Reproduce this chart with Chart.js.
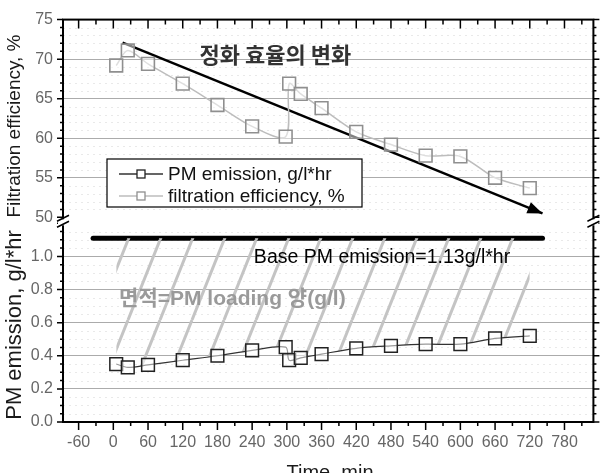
<!DOCTYPE html>
<html>
<head>
<meta charset="utf-8">
<script src="https://cdn.jsdelivr.net/npm/chart.js@4.4.0/dist/chart.umd.min.js"></script>
<style>
  html, body { margin: 0; padding: 0; background: #fff; }
  #wrap { width: 604px; height: 473px; }
</style>
</head>
<body>
<div id="wrap"><canvas id="chart" width="604" height="473"></canvas></div>
<script>
// Sampling times (min), shared by both series
const timeMin = [5, 25, 60, 120, 180, 240, 298, 304, 324, 360, 420, 480, 540, 600, 660, 720];
const pmEmission = [0.35, 0.33, 0.345, 0.373, 0.40, 0.433, 0.452, 0.373, 0.387, 0.41, 0.445, 0.46, 0.47, 0.47, 0.505, 0.52];
const filtEfficiency = [69.2, 71.1, 69.4, 66.9, 64.2, 61.5, 60.2, 66.9, 65.6, 63.8, 60.8, 59.2, 57.8, 57.7, 55.0, 53.7];

// Tick labels
const xTicks = [-60, 0, 60, 120, 180, 240, 300, 360, 420, 480, 540, 600, 660, 720, 780];
const effTicks = [50, 55, 60, 65, 70, 75];
const pmTicks = [0, 0.2, 0.4, 0.6, 0.8, 1.0];

// Annotation lines (data units)
const baseLineX = [-35, 742];
const basePM = 1.11;
const trendX = [16, 742];
const trendY = [72.1, 50.5];

const FONT = '"Liberation Sans", Arial, sans-serif';

// Hatch pattern for the PM loading area
function makeHatch() {
    const w = 32, h = 80;
    const c = document.createElement('canvas');
    c.width = w; c.height = h;
    const g = c.getContext('2d');
    g.strokeStyle = '#c4c4c4';
    g.lineWidth = 3;
    for (let k = -1; k <= 1; k++) {
        g.beginPath();
        g.moveTo(k * w, h);
        g.lineTo(k * w + w, 0);
        g.stroke();
    }
    return g.createPattern(c, 'repeat');
}

function pts(xs, ys) {
    return xs.map((x, i) => ({ x: x, y: Array.isArray(ys) ? ys[i] : ys }));
}

const decor = {
    id: 'decor',
    beforeDatasetsDraw(chart) {
        // faint minor grid
        const ctx = chart.ctx, a = chart.chartArea;
        const yt = chart.scales.yTop, yb = chart.scales.yBot;
        ctx.save();
        ctx.strokeStyle = '#e9e9e9';
        ctx.lineWidth = 1;
        ctx.setLineDash([2, 4]);
        for (let v = 51; v < 75; v++) {
            if (v % 5 === 0) continue;
            const y = Math.round(yt.getPixelForValue(v)) + 0.5;
            ctx.beginPath(); ctx.moveTo(a.left, y); ctx.lineTo(a.right, y); ctx.stroke();
        }
        for (let k = 1; k < 24; k++) {
            if (k % 4 === 0) continue;
            const y = Math.round(yb.getPixelForValue(k * 0.05)) + 0.5;
            ctx.beginPath(); ctx.moveTo(a.left, y); ctx.lineTo(a.right, y); ctx.stroke();
        }
        ctx.restore();
    },
    afterDraw(chart) {
        const ctx = chart.ctx, a = chart.chartArea;
        const xs = chart.scales.x, yt = chart.scales.yTop, yb = chart.scales.yBot;
        ctx.save();

        // arrow head on the trend line
        const meta = chart.getDatasetMeta(3);
        const p0 = meta.data[0], p1 = meta.data[1];
        const ang = Math.atan2(p1.y - p0.y, p1.x - p0.x);
        ctx.fillStyle = '#000';
        ctx.beginPath();
        ctx.moveTo(p1.x, p1.y);
        ctx.lineTo(p1.x - 15 * Math.cos(ang) + 6 * Math.sin(ang), p1.y - 15 * Math.sin(ang) - 6 * Math.cos(ang));
        ctx.lineTo(p1.x - 15 * Math.cos(ang) - 6 * Math.sin(ang), p1.y - 15 * Math.sin(ang) + 6 * Math.cos(ang));
        ctx.closePath();
        ctx.fill();

        // frame
        ctx.strokeStyle = '#000';
        ctx.lineWidth = 2;
        ctx.strokeRect(a.left, a.top, a.right - a.left, a.bottom - a.top);

        // tick marks
        ctx.lineWidth = 1.5;
        ctx.beginPath();
        for (let v = -60; v <= 810; v += 30) {
            const x = xs.getPixelForValue(v);
            const major = v % 60 === 0;
            ctx.moveTo(x, a.bottom); ctx.lineTo(x, a.bottom + (major ? 8 : 4));
            ctx.moveTo(x, a.top); ctx.lineTo(x, a.top + (major ? 9 : 5));
        }
        for (let v = 50; v <= 75; v++) {
            const y = yt.getPixelForValue(v);
            const len = v % 5 === 0 ? 6 : 3;
            ctx.moveTo(a.left, y); ctx.lineTo(a.left - len, y);
            ctx.moveTo(a.right, y); ctx.lineTo(a.right + len, y);
        }
        for (let k = 0; k <= 24; k++) {
            const y = yb.getPixelForValue(k * 0.05);
            const len = k % 4 === 0 ? 6 : 3;
            ctx.moveTo(a.left, y); ctx.lineTo(a.left - len, y);
            ctx.moveTo(a.right, y); ctx.lineTo(a.right + len, y);
        }
        ctx.stroke();

        // axis breaks
        const yBreak = yb.top;
        [a.left, a.right].forEach(x => {
            ctx.fillStyle = '#fff';
            ctx.fillRect(x - 5, yBreak - 3, 10, 6);
            ctx.strokeStyle = '#000';
            ctx.lineWidth = 1.5;
            ctx.beginPath();
            ctx.moveTo(x - 6, yBreak - 1); ctx.lineTo(x + 6, yBreak - 7);
            ctx.moveTo(x - 6, yBreak + 5); ctx.lineTo(x + 6, yBreak - 1);
            ctx.stroke();
        });

        // legend
        const lx = 107, ly = 159, lw = 255, lh = 48;
        ctx.fillStyle = '#fff';
        ctx.fillRect(lx, ly, lw, lh);
        ctx.strokeStyle = '#000';
        ctx.lineWidth = 1.2;
        ctx.strokeRect(lx, ly, lw, lh);
        [0, 1].forEach((di, r) => {
            const ds = chart.data.datasets[di];
            const y = ly + 15 + r * 22;
            ctx.strokeStyle = ds.borderColor;
            ctx.lineWidth = 1.3;
            ctx.beginPath(); ctx.moveTo(lx + 12, y); ctx.lineTo(lx + 30, y);
            ctx.moveTo(lx + 38, y); ctx.lineTo(lx + 56, y); ctx.stroke();
            ctx.strokeStyle = ds.pointBorderColor;
            ctx.strokeRect(lx + 30, y - 4, 8, 8);
            ctx.fillStyle = '#111';
            ctx.font = '19px ' + FONT;
            ctx.textBaseline = 'middle';
            ctx.textAlign = 'left';
            ctx.fillText(ds.label, lx + 61, y + 1);
        });

        // annotations
        ctx.textBaseline = 'middle';
        ctx.textAlign = 'left';
        ctx.fillStyle = '#333';
        ctx.font = 'bold 22px "Noto Sans CJK KR", sans-serif';
        ctx.fillText('정화 효율의 변화', xs.getPixelForValue(149), yt.getPixelForValue(70.6));
        ctx.fillStyle = '#000';
        ctx.font = '19.5px ' + FONT;
        ctx.fillText('Base PM emission=1.13g/l*hr', xs.getPixelForValue(243), yb.getPixelForValue(0.995));
        ctx.fillStyle = '#9a9a9a';
        ctx.font = 'bold 21px ' + FONT + ', "Noto Sans CJK KR"';
        ctx.fillText('면적=PM loading 양(g/l)', xs.getPixelForValue(10), yb.getPixelForValue(0.74));

        // axis titles
        ctx.fillStyle = '#1a1a1a';
        ctx.textAlign = 'center';
        ctx.save();
        ctx.font = '19px ' + FONT;
        ctx.translate(15, 126); ctx.rotate(-Math.PI / 2);
        ctx.fillText('Filtration efficiency, %', 0, 0);
        ctx.restore();
        ctx.save();
        ctx.font = '22px ' + FONT;
        ctx.translate(15, 325); ctx.rotate(-Math.PI / 2);
        ctx.fillText('PM emission, g/l*hr', 0, 0);
        ctx.restore();
        ctx.font = '20px ' + FONT;
        ctx.textBaseline = 'alphabetic';
        ctx.fillText('Time, min', 330, 479);

        ctx.restore();
    }
};

const tickFont = { family: FONT, size: 16 };

new Chart(document.getElementById('chart'), {
    type: 'line',
    data: {
        datasets: [
            {
                label: 'PM emission, g/l*hr',
                data: pts(timeMin, pmEmission),
                yAxisID: 'yBot',
                borderColor: '#333',
                borderWidth: 1.2,
                backgroundColor: makeHatch(),
                fill: { value: basePM },
                tension: 0.3,
                pointStyle: 'rect',
                pointRadius: 9,
                pointBorderWidth: 1.5,
                pointBorderColor: '#222',
                pointBackgroundColor: 'rgba(255,255,255,0.5)'
            },
            {
                label: 'filtration efficiency, %',
                data: pts(timeMin, filtEfficiency),
                yAxisID: 'yTop',
                borderColor: '#bdbdbd',
                borderWidth: 1.5,
                fill: false,
                tension: 0.3,
                pointStyle: 'rect',
                pointRadius: 9,
                pointBorderWidth: 1.6,
                pointBorderColor: '#8f8f8f',
                pointBackgroundColor: 'rgba(255,255,255,0.5)'
            },
            {
                label: 'base',
                data: pts(baseLineX, basePM),
                yAxisID: 'yBot',
                borderColor: '#000',
                borderWidth: 5,
                borderCapStyle: 'round',
                fill: false,
                pointRadius: 0
            },
            {
                label: 'trend',
                data: pts(trendX, trendY),
                yAxisID: 'yTop',
                borderColor: '#000',
                borderWidth: 2.5,
                fill: false,
                pointRadius: 0
            }
        ]
    },
    options: {
        responsive: false,
        animation: false,
        layout: { padding: { top: 15, right: 6, left: 0, bottom: 0 } },
        plugins: { legend: { display: false }, tooltip: { enabled: false } },
        scales: {
            x: {
                type: 'linear',
                min: -87,
                max: 830,
                afterBuildTicks: s => { s.ticks = xTicks.map(v => ({ value: v })); },
                afterFit: s => { s.height = 51; },
                grid: { display: false, drawTicks: false },
                border: { display: false },
                ticks: { font: tickFont, color: '#666', padding: 11, maxRotation: 0 }
            },
            yBot: {
                type: 'linear',
                position: 'left',
                stack: 'y',
                stackWeight: 202,
                min: 0,
                max: 1.206,
                afterBuildTicks: s => { s.ticks = pmTicks.map(v => ({ value: v })); },
                afterFit: s => { s.width = 63; },
                grid: { color: '#ababab', lineWidth: 1, drawTicks: false },
                border: { display: false },
                ticks: { font: tickFont, color: '#666', padding: 10, callback: v => v.toFixed(1) }
            },
            yTop: {
                type: 'linear',
                position: 'left',
                stack: 'y',
                stackWeight: 205,
                min: 49.375,
                max: 75,
                afterBuildTicks: s => { s.ticks = effTicks.map(v => ({ value: v })); },
                afterFit: s => { s.width = 63; },
                grid: { color: c => c.tick && c.tick.value === 50 ? 'rgba(0,0,0,0)' : '#ababab', lineWidth: 1, drawTicks: false },
                border: { display: false },
                ticks: { font: tickFont, color: '#666', padding: 10 }
            }
        }
    },
    plugins: [decor]
});
</script>
</body>
</html>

::::

- [Task to carry out] Report how many lines in the listing include the word "chart". Give nothing but the count.

- [Task output] 12